"I told myself, "I'm going to take the shot and if I do miss it, they aren't going to have a lot of time left," Williams said. "I had to set it up right."
Williams had 30 points, including an awkward, 20-foot jumper with 3.1 seconds left, and 10 assists to lift the Bucks a 107-105 victory over the Knicks on Sunday to snap a six-game losing streak.
New York nearly came back anyway after Williams' shot.
Jamal Crawford hit an open 3 to make it 106-105 and the Knicks fouled Williams with 0.4 seconds left.
Williams, who meant to miss his second free throw, made it, giving the Knicks a chance to tie or win.
"The way things have been going lately when I made it I thought we were going to overtime," Williams said. "We played too well today to get a moral victory."
But Crawford couldn't get a 3-pointer off from the corner in time.
"I was trying to rush just to get it up," said Crawford, who wasn't sure if the shot even would have counted.
Williams, who missed the last nine games after spraining his left shoulder in a collision on Jan. 8 at Denver, brought some desperately needed energy and bailed out the struggling Bucks after they nearly blew a 13-point lead with just under 9 minutes to play.
Milwaukee, which had lost 11 of its last 12 and nearly completed its first winless month at home in more than 15 years, outhustled the Knicks for most of the game before New York made a furious rally.
"We just can't put ourselves in situations like that," said Stephon Marbury, who finished with 15 points. "We put ourselves in a tough situation where we had to fight to come back. Those guys, they hadn't won a game, so we kind of expected them to come out and play the way they played. For us as a team, we've got to come out more prepared."
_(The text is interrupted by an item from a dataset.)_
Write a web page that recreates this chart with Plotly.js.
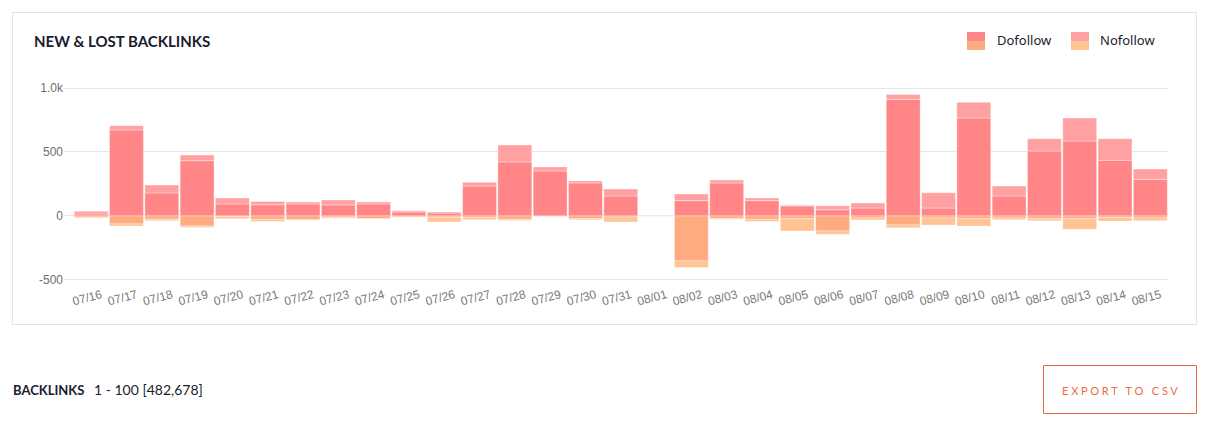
<!DOCTYPE html>
<html>
<head>
<meta charset="utf-8">
<script src="https://cdn.plot.ly/plotly-3.0.1.min.js"></script>
<style>
  html, body { margin: 0; padding: 0; background: #ffffff; }
  #chart { width: 1217px; height: 424px; }
</style>
</head>
<body>
<div id="chart"></div>
<script>
// ---- data ----
const dates = ['07/16','07/17','07/18','07/19','07/20','07/21','07/22','07/23','07/24','07/25','07/26','07/27','07/28','07/29','07/30','07/31',
               '08/01','08/02','08/03','08/04','08/05','08/06','08/07','08/08','08/09','08/10','08/11','08/12','08/13','08/14','08/15'];
const dofollowNew  = [16, 672, 180, 432, 94, 88, 94, 86, 94, 31, 23, 234, 422, 352, 258, 156, 5, 120, 258, 120, 78, 49, 62, 911, 62, 766, 156, 508, 586, 435, 286];
const nofollowNew  = [21, 34, 62, 44, 47, 26, 16, 39, 16, 10, 8, 29, 133, 31, 16, 55, 3, 52, 23, 21, 5, 31, 39, 39, 120, 122, 78, 96, 180, 169, 81];
const dofollowLost = [10, 62, 25, 78, 5, 26, 29, 10, 21, 8, 10, 13, 26, 5, 21, 8, 2, 351, 21, 26, 21, 117, 16, 70, 16, 21, 16, 21, 21, 13, 16];
const nofollowLost = [5, 16, 12, 10, 16, 18, 5, 8, 3, 2, 37, 16, 10, 2, 8, 39, 1, 52, 5, 18, 96, 26, 16, 23, 55, 57, 13, 16, 83, 26, 21];
const yTickVals = [-500, 0, 500, 1000];
const yTickText = ['-500', '0', '500', '1.0k'];
const legendLabels = ['Dofollow', 'Nofollow'];

// ---- styles ----
const C_DO_NEW = 'rgb(255,133,134)';
const C_NO_NEW = 'rgb(255,161,162)';
const C_DO_LOST = 'rgb(255,171,128)';
const C_NO_LOST = 'rgb(255,195,148)';

// plot area in pixels
const PL = 64, PR = 1168, PT = 82, PB = 282;
const W = 1217, H = 424;
const px = x => (x - PL) / (PR - PL);
const py = y => (PB - y) / (PB - PT);

const barLine = {color: 'rgba(255,255,255,0.35)', width: 1};
const traces = [
  {type: 'bar', name: 'Dofollow new', x: dates, y: dofollowNew, marker: {color: C_DO_NEW, line: barLine}},
  {type: 'bar', name: 'Nofollow new', x: dates, y: nofollowNew, marker: {color: C_NO_NEW, line: barLine}},
  {type: 'bar', name: 'Dofollow lost', x: dates, y: dofollowLost.map(v => -v), marker: {color: C_DO_LOST, line: barLine}},
  {type: 'bar', name: 'Nofollow lost', x: dates, y: nofollowLost.map(v => -v), marker: {color: C_NO_LOST, line: barLine}}
];

const darkText = '#1b1b2f';
const shapes = [
  // card border
  {type: 'rect', xref: 'paper', yref: 'paper', x0: px(12.5), x1: px(1196.5), y0: py(12.5), y1: py(324.5),
   line: {color: '#e3e3e6', width: 1}, fillcolor: 'rgba(0,0,0,0)', layer: 'below'},
  // legend swatches
  {type: 'rect', xref: 'paper', yref: 'paper', x0: px(967), x1: px(985), y0: py(41), y1: py(32), line: {width: 0}, fillcolor: C_DO_NEW},
  {type: 'rect', xref: 'paper', yref: 'paper', x0: px(967), x1: px(985), y0: py(50), y1: py(41), line: {width: 0}, fillcolor: C_DO_LOST},
  {type: 'rect', xref: 'paper', yref: 'paper', x0: px(1071), x1: px(1089), y0: py(41), y1: py(32), line: {width: 0}, fillcolor: C_NO_NEW},
  {type: 'rect', xref: 'paper', yref: 'paper', x0: px(1071), x1: px(1089), y0: py(50), y1: py(41), line: {width: 0}, fillcolor: C_NO_LOST},
  // export button
  {type: 'rect', xref: 'paper', yref: 'paper', x0: px(1043.5), x1: px(1196.5), y0: py(365.5), y1: py(413.5),
   line: {color: '#f0653e', width: 1}, fillcolor: 'rgba(0,0,0,0)'}
];

const annotations = [
  {text: '<b>NEW &amp; LOST BACKLINKS</b>', xref: 'paper', yref: 'paper', x: px(32), y: py(41),
   xanchor: 'left', yanchor: 'middle', showarrow: false,
   font: {family: 'Lato, "Open Sans", sans-serif', size: 15, color: darkText}},
  {text: legendLabels[0], xref: 'paper', yref: 'paper', x: px(995), y: py(40),
   xanchor: 'left', yanchor: 'middle', showarrow: false,
   font: {family: '"Noto Sans", sans-serif', size: 13, color: darkText}},
  {text: legendLabels[1], xref: 'paper', yref: 'paper', x: px(1098), y: py(40),
   xanchor: 'left', yanchor: 'middle', showarrow: false,
   font: {family: '"Noto Sans", sans-serif', size: 13, color: darkText}},
  {text: '<b>BACKLINKS</b>', xref: 'paper', yref: 'paper', x: px(11), y: py(390),
   xanchor: 'left', yanchor: 'middle', showarrow: false,
   font: {family: 'Lato, sans-serif', size: 13, color: darkText}},
  {text: '1 - 100 [482,678]', xref: 'paper', yref: 'paper', x: px(92), y: py(389),
   xanchor: 'left', yanchor: 'middle', showarrow: false,
   font: {family: 'Lato, sans-serif', size: 14, color: darkText}},
  {text: 'E X P O R T   T O   C S V', xref: 'paper', yref: 'paper', x: px(1120), y: py(390),
   xanchor: 'center', yanchor: 'middle', showarrow: false,
   font: {family: 'Lato, sans-serif', size: 11, color: '#ee6a45'}}
];

const layout = {
  width: W, height: H,
  margin: {l: PL, r: W - PR, t: PT, b: H - PB, pad: 0},
  paper_bgcolor: '#ffffff', plot_bgcolor: '#ffffff',
  barmode: 'relative', bargap: 0.04,
  showlegend: false,
  xaxis: {
    type: 'category', range: [-0.77, 30.5],
    showgrid: false, zeroline: false, showline: false, ticks: '',
    tickangle: -15, ticklabelshift: 10, ticklabelstandoff: 3,
    tickfont: {family: '"Liberation Sans", Arial, sans-serif', size: 12, color: '#7a7a7a'},
    fixedrange: true
  },
  yaxis: {
    range: [-516, 1047],
    tickvals: yTickVals, ticktext: yTickText,
    showgrid: true, gridcolor: '#e6e6ea', gridwidth: 1,
    zeroline: true, zerolinecolor: '#e6e6ea', zerolinewidth: 1,
    showline: false, ticks: '', ticklabelstandoff: 0,
    tickfont: {family: '"Liberation Sans", Arial, sans-serif', size: 12, color: '#6e6e6e'},
    fixedrange: true
  },
  shapes: shapes,
  annotations: annotations
};

Plotly.newPlot('chart', traces, layout, {displayModeBar: false, staticPlot: true});
</script>
</body>
</html>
Crawford, who scored 17 points in the fourth and finished with 26, started by scoring the Knicks' first 10 points of the final quarter. He picked up his fifth foul with 5:05 left and the Knicks down 91-85, but New York didn't fold.
Andrew Bogut, who had 18 points and nine rebounds, finished a fast break with a dunk with 1:33 left to make it 102-95, but Marbury scored the next five points off two free throws and a long 3-pointer to make it 102-100 with a minute to go.
Williams and Marbury traded baskets before Williams hit his running jumper with Marbury tightly defending him with 3.1 seconds to play.
"I'm just glad he didn't shoot it too early," Bucks coach Terry Stotts said. "We got on him at halftime for doing that at the end of the first half. ... As good as shot it was, I thought the timing of it was even better."
Williams' early attempt just before half led to Nate Robinson sinking a shot from halfcourt at the halftime buzzer to pull the Knicks to 52-47.
Brian Skinner had a season-high 14 rebounds as Milwaukee held a 46-43 edge against the second-best rebounding team in the league, even though the Knicks got Eddy Curry back after he missed a game with a sore left calf. Curry, averaging 19.4 points and 7.1 rebounds, looked like he was poised for another big game early on. He made his first five shots, but finished with 15 points and four rebounds.
"I'm stiff and not quite where I want to be," said Curry, who added he won't miss another game because of the injury.
Crawford nearly showed up too late to help the Knicks following his career-best 52-point effort against the Heat on Friday night. He missed his first six shots before scoring on a layup with 1:12 left in the first half and finished 9-of-24 from the field.
"I think the first game after a big game like that is probably the hardest," Crawford said. "My teammates encouraged me to stay with it. They weren't typically bad shots, but they just weren't falling."
Williams, still missing starting backcourt mate Michael Redd (strained knee tendon), was quietly having a breakout season before being injured. He is one of three players in the league averaging 17 points, five rebounds and five assists, along with LeBron James and Kobe Bryant.
"He had a spark," said Stotts, who led the Bucks to a 7-0 record at home last month. "We're trying to get back in to the style we were playing in December and Mo was a big part of that."
The teams combined to miss their first seven free throws before Jerome James, hit two with 28 seconds left in the first quarter. The Bucks finished 16-of-25 from the free-throw line and the Knicks went 14-of-24 leaving coach Isiah Thomas frustrated. "We can't hit our free throws. If we made our free throws, you can add seven or eight wins to our win column." ... Due to national television restrictions, the game was shown in New York at 6 p.m. on a tape-delay.